> A.L. Lloyd > Songs > The Isle of Cloy

The Isle of Cloy

[ Roud 23272 ; Mudcat 161981 ; trad.]

E.J. Moeran collected The Isle of Cloy, one of the many Died for Love variants, in the 1930s in Suffolk from George Hill and Oliver Waspe; it is in his Six Suffolk Folk-Songs (1932).

A.L. Lloyd sang The Isle of Cloy this song in 1956 on his Tradition album The Foggy Dew and Other Traditional English Love Songs. He noted:

The 18th century was an age of country idyll in England. Science was making fields more fertile, stock more stout than ever before. Stubbs was painting his fat farmers on fat horses. An air of prosperity blew over the acres. And perhaps the labourers began to dream of getting some of the prosperity for themselves, for instance by marrying the squire’s daughter. Whatever the reason, the story of the servant boy shanghaied to sea by the sweetheart’s rich parents came to be the common theme of 18th century folksong.
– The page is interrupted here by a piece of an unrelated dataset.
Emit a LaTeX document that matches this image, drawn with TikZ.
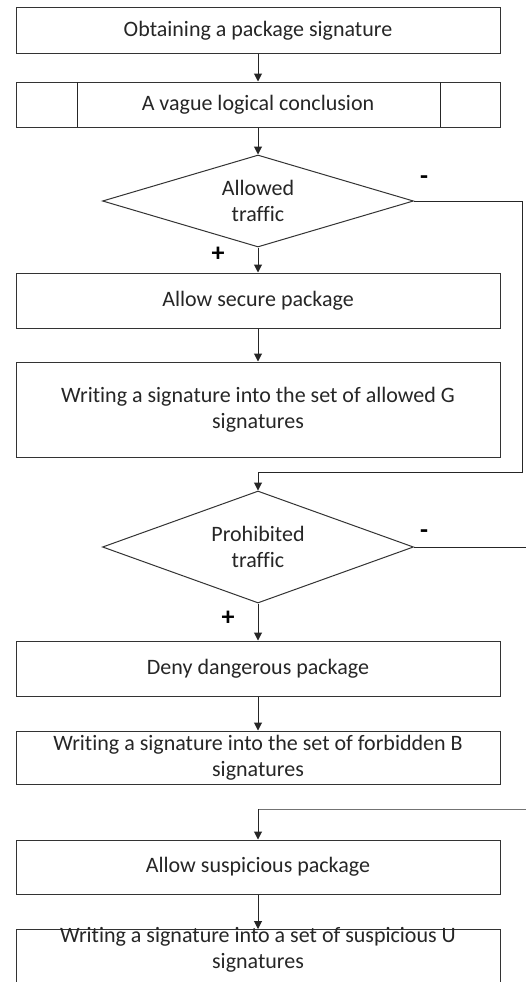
\documentclass[tikz,border=0pt]{standalone}
\usepackage{fontspec}
\setmainfont{Carlito}[Ligatures={NoCommon}]
\usetikzlibrary{shapes.geometric,arrows.meta}
\begin{document}
\begin{tikzpicture}[x=1pt,y=-1pt,
  every node/.style={font=\fontsize{22}{26}\selectfont, text=black!85},
  box/.style={draw=black!80, line width=1pt, minimum width=484pt, inner sep=0pt, align=center},
  dec/.style={draw=black!80, line width=1pt, shape=diamond, minimum width=311pt, inner sep=0pt, align=center},
  flow/.style={draw=black!85, line width=1pt, -{Triangle[width=8pt,length=8pt]}},
  plain/.style={draw=black!85, line width=1pt},
  lbl/.style={inner sep=0pt, font=\fontsize{26}{28}\selectfont\bfseries, text=black}]
\useasboundingbox (0,0) rectangle (525,982);
\fill[white] (0,0) rectangle (525,982);

\node[box, minimum height=46pt] (b1) at (258,31) {Obtaining a package signature};
\node[box, minimum height=45pt] (b2) at (258,104.5) {A vague logical conclusion};
\draw[plain] (77,82) -- (77,127) (440,82) -- (440,127);
\node[dec, aspect=3.38, minimum height=92pt] (d1) at (258,201) {\fontsize{22}{25}\selectfont Allowed\\traffic};
\node[box, minimum height=55pt] (b3) at (258,300.5) {Allow secure package};
\node[box, minimum height=95pt] (b4) at (258,409.5) {\fontsize{22}{26.5}\selectfont Writing a signature into the set of allowed G\\signatures};
\node[dec, aspect=2.78, minimum height=112pt] (d2) at (258,547) {\fontsize{22}{25}\selectfont Prohibited\\traffic};
\node[box, minimum height=55pt] (b5) at (258,668.5) {Deny dangerous package};
\node[box, minimum height=53pt] (b6) at (258,757.5) {\fontsize{22}{30}\selectfont Writing a signature into the set of forbidden B\\signatures};
\node[box, minimum height=54pt] (b7) at (258,867) {Allow suspicious package};
\node[box, minimum height=80pt, anchor=north] (b8) at (258,929) {};
\node[inner sep=0pt, align=center] (b8t) at (258,950) {\fontsize{22}{30}\selectfont Writing a signature into a set of suspicious U\\signatures};

\node[lbl] (m1) at (424,180) {-};
\node[lbl] (p1) at (218,254) {+};
\node[lbl] (m2) at (424,534) {-};
\node[lbl] (p2) at (228,618) {+};

\coordinate (r1a) at (522,201);
\coordinate (r1b) at (522,472);
\coordinate (r1c) at (258,472);
\coordinate (r2) at (526,547);
\coordinate (r3) at (526,809);
\coordinate (r3c) at (258,809);

\draw[flow] (b1) -- (b2);
\draw[flow] (b2) -- (d1);
\draw[flow] (d1) -- (b3);
\draw[flow] (b3) -- (b4);
\draw[flow] (d1.east) -- (r1a) -- (r1b) -- (r1c) -- (d2.north);
\draw[flow] (d2) -- (b5);
\draw[flow] (b5) -- (b6);
\draw[plain] (d2.east) -- (r2);
\draw[draw=black!55, line width=1pt] (r3) -- (r3c);
\draw[flow] (r3c) -- (b7.north);
\draw[flow] (b7) -- (b8);
\end{tikzpicture}
\end{document}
The Isle of Troy, a song from the east coast of England, offers an unusually dramatic denouement, with the bereft girl hanging from a beam in the cruel father’s bedroom.

Lyrics

A.L. Lloyd sings The Isle of Cloy

It’s of a young lady in the Isle of Cloy,
She fell in love with her serving boy.
So soon as her parents came to hear,
They separated her from her dear.

So to disgrace her whole family,
They sent this young boy away to sea
On board the Tiger, a man-of-war,
To act his part of a poor sailor.

This young man hadn’t long been on the main
Before a cruel fight began.
And it was his sad luck to fall —
He was struck dead by a cannon ball.

The very same night this young man was slain
Close to her father’s bedside she came.
All weeping sore for her own true love
She hanged herself from the beam above.

Her father’s servants they stood around;
They viewed this lady and they cut her down;
And in her bosom a note unsealed:
A girl of sorrow it revealed.

“My father is one of the best of men,
But he drove me to this disgraceful end.
Of this vain world pray a warning take:
I died a maid for my true love’s sake.”